A special emphasis of the Institute is its cooperation with the University of Strasbourg. This especially concerns students whose doctoral work focuses on ecumenical themes and are happy to take advantage of the extensive theological competence and good library of the Institute. Two doctoral theses on ecumenical subjects were defended in December 2015, both of which received the highest rating of „excellent.“ While neither student was a Lutheran theologian, both have been active in recent years in various Institute activities, including offering lectures at our yearly Summer Seminar.
Emmanuel Dobre is a Romanian Orthodox. His work compared the Orthodox understanding of icons with the Reformation understanding of the Scripture. He was able to show that in the Orthodox understanding, it is by the power of the Holy Spirit that icons become bearers of the gospel. After presenting the Protestant understanding of Scripture, he stated the observable analogies between them. Dobre belongs to a group of younger theologians whom Patriarch Daniel of Romania has deliberately sent to Strasbourg to study so that they can be best educated in ecumenical matters at both the University and the Institute.

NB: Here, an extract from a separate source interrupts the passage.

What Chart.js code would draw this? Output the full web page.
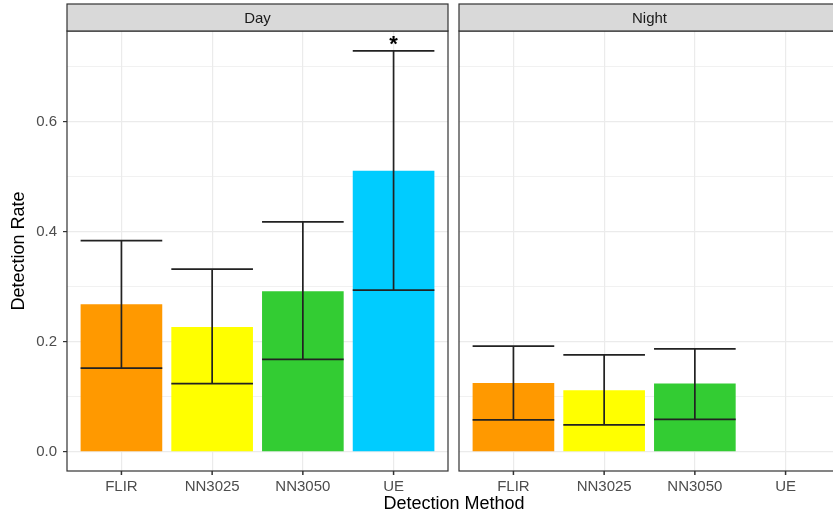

Anne Cathy Graber is a Mennonite and one of the four leaders of the Communauté du Chemin Neuf. She compared John Paul II’s encyclical on Mary, Redemptoris Mater, with Martin Luther’s commentary on the Magnificat. On this basis she stated the convergences and differences between them and showed how on the theme of Mary the questions that emerge in the context of ecumenical dialogue about the church can be recognized. This is not surprising, since even in newer Catholic theology the analogy between Mary and the church is always underlined. In this way in close cooperation with the Institute and under the direction of André Birmelé a work of more than 500 pages on the current state of dialogue about Mary comes forth. And it is the work of a Mennonite!